Hi all; I just signed up here at the suggestion of Holly Gates, friend and co-conspirator in apples and bicycle-powered cidermaking. I live in coastal Maine and have about an acre in a variety of apples, peaches, and a few pears (haphazardly documented on a blog called Five Islands Orchard). Holly pointed me to great discussions here as I contemplate migrating from seedling and B118 rootstock for a quarter-acre of newground we opened up in the fall - hope I can pester folks here for some advice about that as I go along.
But this morning I’m poking around the Fedco Trees site and thinking about nuts.
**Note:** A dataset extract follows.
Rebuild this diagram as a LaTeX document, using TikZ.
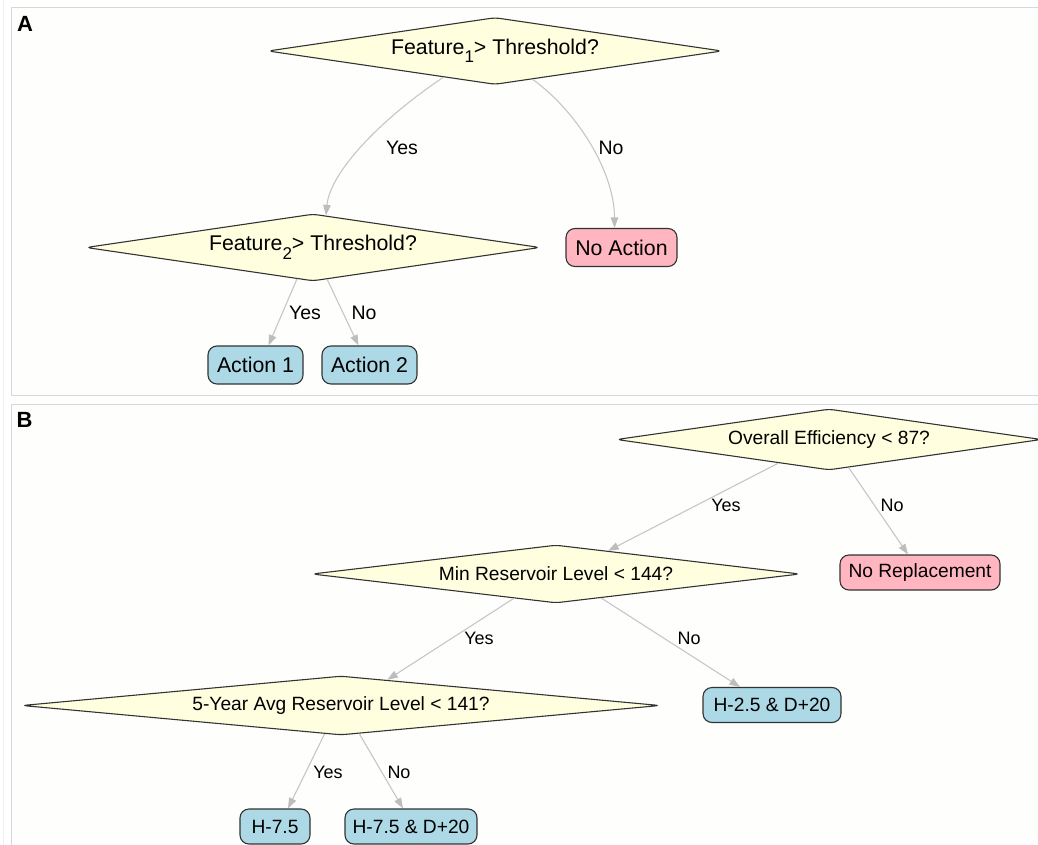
\documentclass[tikz,border=0pt]{standalone}
\usepackage{fontspec}
\setmainfont{Liberation Sans}
\usetikzlibrary{shapes.geometric,arrows.meta}
\definecolor{dfill}{HTML}{FFFFE0}
\definecolor{bfill}{HTML}{ADD8E6}
\definecolor{pfill}{HTML}{FFB6C1}
\definecolor{edgec}{HTML}{C6C6C6}
\definecolor{arrowc}{HTML}{BDBDBD}
\definecolor{framec}{HTML}{D8D8D8}
\definecolor{nodeline}{HTML}{333333}
\definecolor{panelbg}{HTML}{FEFEFC}
\newcommand\subidx[1]{\raisebox{-0.4em}{\fontsize{17}{17}\selectfont #1}}
\tikzset{
  dec/.style={diamond, aspect=9, inner sep=0pt, draw=nodeline, fill=dfill, line width=1.1pt, rounded corners=5pt},
  decA/.style={dec, font=\fontsize{21.3}{24}\selectfont},
  decB/.style={dec, font=\fontsize{19.2}{22}\selectfont},
  leafbox/.style={rectangle, rounded corners=9pt, draw=nodeline, line width=1.1pt, inner sep=0pt},
  leafA/.style={leafbox, minimum height=38pt, font=\fontsize{21.3}{24}\selectfont},
  leafB/.style={leafbox, minimum height=35pt, font=\fontsize{19.2}{22}\selectfont},
  bleaf/.style={fill=bfill},
  pleaf/.style={fill=pfill},
  lblA/.style={font=\fontsize{19.5}{22}\selectfont, inner sep=0pt},
  lblB/.style={font=\fontsize{18}{21}\selectfont, inner sep=0pt},
  panelbox/.style={draw=framec, line width=1.6pt, fill=panelbg},
  paneltag/.style={font=\fontsize{22}{24}\selectfont\bfseries, inner sep=0pt},
  edge/.style={draw=edgec, line width=1.1pt, -{Triangle[length=10.5pt,width=7.5pt,color=arrowc]}}
}
\begin{document}
\begin{tikzpicture}[x=1pt,y=-1pt]
\useasboundingbox (0,0) rectangle (1038,845);
\clip (0,0) rectangle (1038,845);
\fill[white] (0,0) rectangle (1038,845);
\draw[color=framec!40, line width=1pt] (3.5,0) -- (3.5,845);
\draw[panelbox] (11.5,7.5) rectangle (1060,395.5);
\draw[panelbox] (11.5,404.5) rectangle (1060,880);
\node[paneltag] (tagA) at (25,24) {A};
\node[paneltag] (tagB) at (24.5,420) {B};

% Panel A
\node[decA, minimum width=454pt, minimum height=67pt] (d1) at (495,51) {Feature\subidx{1}> Threshold?};
\node[decA, minimum width=454pt, minimum height=67pt] (d2) at (313,247.5) {Feature\subidx{2}> Threshold?};
\node[leafA, pleaf, minimum width=111pt] (na) at (621.5,247.5) {No Action};
\node[leafA, bleaf, minimum width=95pt] (a1) at (255.5,365) {Action 1};
\node[leafA, bleaf, minimum width=95pt] (a2) at (369.5,365) {Action 2};

\draw[edge] (d1.-153) .. controls +(-63,42) and +(4,-43) .. (d2.68);
\draw[edge] (d1.-37) .. controls +(42,30) and +(0,-58) .. ([xshift=-7pt]na.north);
\draw[edge] (d2.-117) -- ([xshift=13pt]a1.north);
\draw[edge] (d2.-66) -- ([xshift=-11pt]a2.north);

\node[lblA] (yA1) at (402,148) {Yes};
\node[lblA] (nA1) at (611,148) {No};
\node[lblA] (yA2) at (305,313) {Yes};
\node[lblA] (nA2) at (364,313) {No};

% Panel B
\node[decB, minimum width=425pt, minimum height=61pt] (b1) at (829,439.5) {Overall Efficiency < 87?};
\node[decB, minimum width=488pt, minimum height=58pt] (b2) at (556,574) {Min Reservoir Level < 144?};
\node[decB, minimum width=638pt, minimum height=59pt] (b3) at (341,705.5) {5-Year Avg Reservoir Level < 141?};
\node[leafB, pleaf, minimum width=160pt] (nr) at (920,572.5) {No Replacement};
\node[leafB, bleaf, minimum width=138pt] (h25) at (772,705) {H-2.5 \& D+20};
\node[leafB, bleaf, minimum width=70pt] (h75) at (275,826.5) {H-7.5};
\node[leafB, bleaf, minimum width=132pt] (h75d) at (411,826.5) {H-7.5 \& D+20};

\draw[edge] (b1.-155) -- (b2.24);
\draw[edge] (b1.-55) -- ([xshift=-12pt]nr.north);
\draw[edge] (b2.-150) -- (b3.29);
\draw[edge] (b2.-28) -- ([xshift=-32pt]h25.north);
\draw[edge] (b3.-120) -- ([xshift=13pt]h75.north);
\draw[edge] (b3.-57) -- ([xshift=-8pt]h75d.north);

\node[lblB] (yB1) at (726,505) {Yes};
\node[lblB] (nB1) at (892,505) {No};
\node[lblB] (yB2) at (479,638) {Yes};
\node[lblB] (nB2) at (689,638) {No};
\node[lblB] (yB3) at (328,772) {Yes};
\node[lblB] (nB3) at (399,772) {No};
\end{tikzpicture}
\end{document}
My only experience is planting some of Fedco’s hazelnut seedlings perhaps six years ago. They have grown and produced a few nuts once or twice, but I wouldn’t call it a success, though I haven’t lavished much attention or fertility on them and there’s some root competition from an oak tree to the north, so it could be my fault.
Anyway, I’d love to hear advice from anyone local to northern New England or a similar cold, damp place on specific nut varieties that work well for them - thanks so much!
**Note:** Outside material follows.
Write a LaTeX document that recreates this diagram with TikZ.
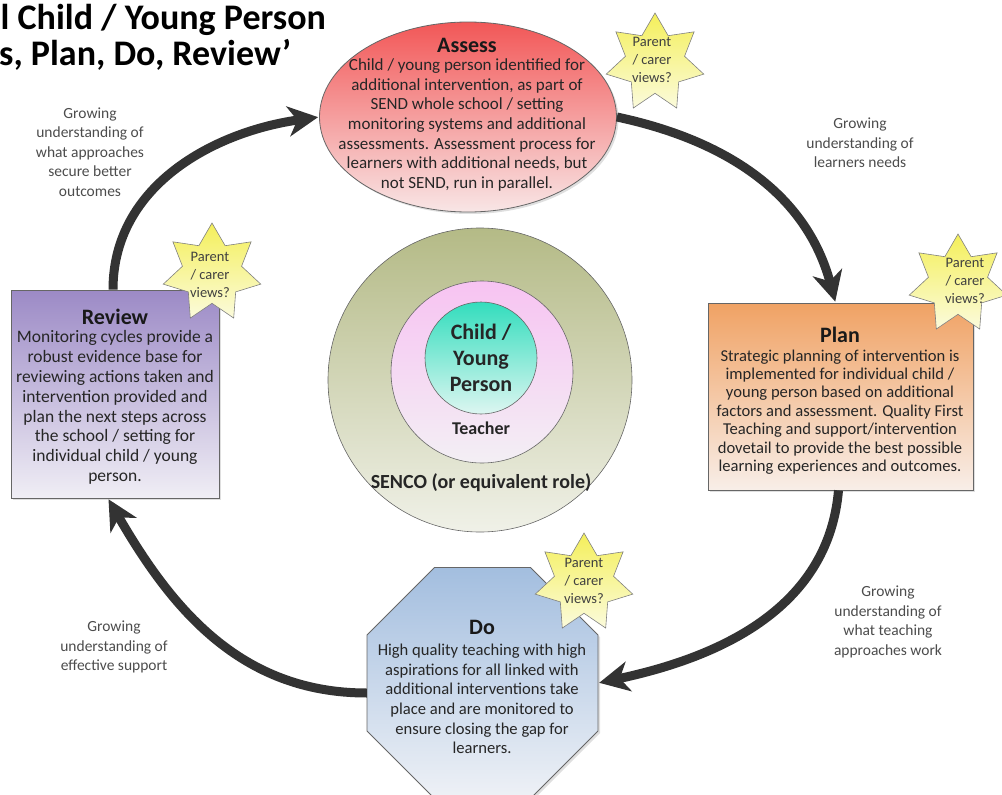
\documentclass[tikz,border=0pt]{standalone}
\usepackage{fontspec}
\setmainfont{Carlito}
\usetikzlibrary{shapes.geometric,arrows.meta,shadows}
\definecolor{arrowc}{HTML}{333333}
\definecolor{assTop}{HTML}{F25757}
\definecolor{assBot}{HTML}{F8E6E6}
\definecolor{planTop}{HTML}{F0A264}
\definecolor{planBot}{HTML}{F8EEE8}
\definecolor{revTop}{HTML}{9C8AC6}
\definecolor{revBot}{HTML}{F0EEF5}
\definecolor{doTop}{HTML}{A3BEDF}
\definecolor{doBot}{HTML}{EEF1F6}
\definecolor{starTop}{HTML}{F4EF5A}
\definecolor{starBot}{HTML}{FBFBDC}
\definecolor{outTop}{HTML}{B4BA86}
\definecolor{outBot}{HTML}{F0F1E8}
\definecolor{pinkTop}{HTML}{F7C3F2}
\definecolor{pinkBot}{HTML}{F3EFF4}
\definecolor{tealTop}{HTML}{33DDBD}
\definecolor{tealBot}{HTML}{DDF6F1}
\begin{document}
\begin{tikzpicture}[x=1pt,y=-1pt,
  shapeline/.style={draw=black!60, line width=0.8pt},
  shad/.style={drop shadow={opacity=0.25, shadow xshift=2pt, shadow yshift=-2pt}},
  body/.style={align=center, text=black!85, font=\fontsize{17}{19.6}\selectfont, inner sep=0pt},
  ttl/.style={font=\bfseries\fontsize{22}{24}\selectfont, text=black!90, inner sep=0pt},
  lbl/.style={align=center, text=black!70, font=\fontsize{15.5}{19.6}\selectfont, inner sep=0pt},
  starshape/.style={star, star points=7, star point ratio=1.65, minimum size=100pt, inner sep=0pt, draw=black!50, line width=0.6pt, top color=starTop, bottom color=starBot},
  startxt/.style={align=center, font=\fontsize{14.5}{18}\selectfont, text=black!75, inner sep=0pt},
  mid/.style={align=center, text=black!85, inner sep=0pt},
  cyc/.style={line width=9pt, draw=arrowc, -{Stealth[length=30pt,width=30pt,inset=9pt]}, shorten >=1pt},
]
\useasboundingbox (0,0) rectangle (1002,795);
\clip (0,0) rectangle (1002,795);

% title
\node[anchor=base west, inner sep=0pt, font=\bfseries\fontsize{36}{40}\selectfont] (t1) at (0.5,29) {l Child / Young Person};
\node[anchor=base west, inner sep=0pt, font=\bfseries\fontsize{36}{40}\selectfont] (t2) at (-1,65) {s, Plan, Do, Review’};

% centre circles
\node[circle, shapeline, line width=0.6pt, minimum size=304pt, top color=outTop, bottom color=outBot] (senco) at (480,380) {};
\node[circle, shapeline, line width=0.6pt, minimum size=182pt, top color=pinkTop, bottom color=pinkBot] (teacher) at (482,372) {};
\node[circle, shapeline, line width=0.6pt, minimum size=112pt, top color=tealTop, bottom color=tealBot] (child) at (481,358) {};
\node[mid, font=\bfseries\fontsize{22}{26}\selectfont] (childtxt) at (481,358) {Child /\\Young\\Person};
\node[mid, font=\bfseries\fontsize{18}{20}\selectfont] (teachtxt) at (481,428) {Teacher};
\node[mid, font=\bfseries\fontsize{20}{22}\selectfont] (sencotxt) at (481,483) {SENCO (or equivalent role)};

% Assess
\node[ellipse, shapeline, shad, minimum width=297pt, minimum height=190pt, top color=assTop, bottom color=assBot] (assess) at (468,117) {};
\node[ttl] (asst) at (467,45) {Assess};
\node[body] (assb) at (467,125) {Child / young person identified for\\additional intervention, as part of\\SEND whole school / setting\\monitoring systems and additional\\assessments. Assessment process for\\learners with additional needs, but\\not SEND, run in parallel.};

% Plan
\node[rectangle, shapeline, shad, minimum width=265pt, minimum height=187pt, top color=planTop, bottom color=planBot] (plan) at (840.5,396.5) {};
\node[ttl] (plant) at (840,335) {Plan};
\node[body, font=\fontsize{16.6}{18.4}\selectfont] (planb) at (840,412) {Strategic planning of intervention is\\implemented for individual child /\\young person based on additional\\factors and assessment. Quality First\\Teaching and support/intervention\\dovetail to provide the best possible\\learning experiences and outcomes.};

% Review
\node[rectangle, shapeline, shad, minimum width=208pt, minimum height=208pt, top color=revTop, bottom color=revBot] (review) at (115,394) {};
\node[ttl] (revt) at (115,317) {Review};
\node[body, font=\fontsize{17.5}{19.8}\selectfont] (revb) at (115,407.5) {Monitoring cycles provide a\\robust evidence base for\\reviewing actions taken and\\intervention provided and\\plan the next steps across\\the school / setting for\\individual child / young\\person.};

% Do (octagon)
\path[shapeline, shad, top color=doTop, bottom color=doBot] (434.5,567.5) -- (530.5,567.5) -- (598,635) -- (598,731) -- (530.5,798.5) -- (434.5,798.5) -- (367,731) -- (367,635) -- cycle;
\node[rectangle, inner sep=0pt, minimum width=231pt, minimum height=231pt] (do) at (482.5,683) {};
\node[ttl] (dot) at (482,627) {Do};
\node[body, font=\fontsize{16.6}{19.6}\selectfont] (dob) at (482,699) {High quality teaching with high\\aspirations for all linked with\\additional interventions take\\place and are monitored to\\ensure closing the gap for\\learners.};

% stars
\node[starshape] (s1) at (655,63) {};
\node[startxt] (s1t) at (652,60) {Parent\\/ carer\\views?};
\node[starshape] (s2) at (958,284) {};
\node[startxt] (s2t) at (965,281) {Parent\\/ carer\\views?};
\node[starshape] (s3) at (584,583) {};
\node[startxt] (s3t) at (584,581) {Parent\\/ carer\\views?};
\node[starshape] (s4) at (212,273) {};
\node[startxt] (s4t) at (210,275) {Parent\\/ carer\\views?};

% cycle arrows
\draw[cyc] ([xshift=-2pt]review.north) to[out=90,in=188] (assess.west);
\draw[cyc] (assess.east) to[out=-12,in=105] ([xshift=-5pt]plan.north);
\draw[cyc] ([xshift=-2pt]plan.south) to[out=-95,in=12] (do.east);
\draw[cyc] ([yshift=-10pt]do.west) to[out=180,in=-60] ([xshift=-7pt]review.south);

% labels
\node[lbl] (l1) at (90,152) {Growing\\understanding of\\what approaches\\secure better\\outcomes};
\node[lbl] (l2) at (860,143) {Growing\\understanding of\\learners needs};
\node[lbl] (l3) at (888,622) {Growing\\understanding of\\what teaching\\approaches work};
\node[lbl] (l4) at (114,647) {Growing\\understanding of\\effective support};
\end{tikzpicture}
\end{document}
Welcome to the forum, great group of folks here, and even a few fellow Mainers!
Search function will get you to a few recent discussions that cover quite a few of the options if you type in ‘northern nut’.
I haven’t explored many of the options, some nut trees I’ve planted will take awhile to start bearing, in the meantime Ive been enjoying hybrid hazels plant the same year. Fedco’s hazelnut plants are most likely native hazels, if you seek out hybrid strains bred for production, blight immunity, hardiness, you will get better results as far as production goes.
I am liking the idea of hybrid chestnuts for a food crop, and hope to add some in the years to come.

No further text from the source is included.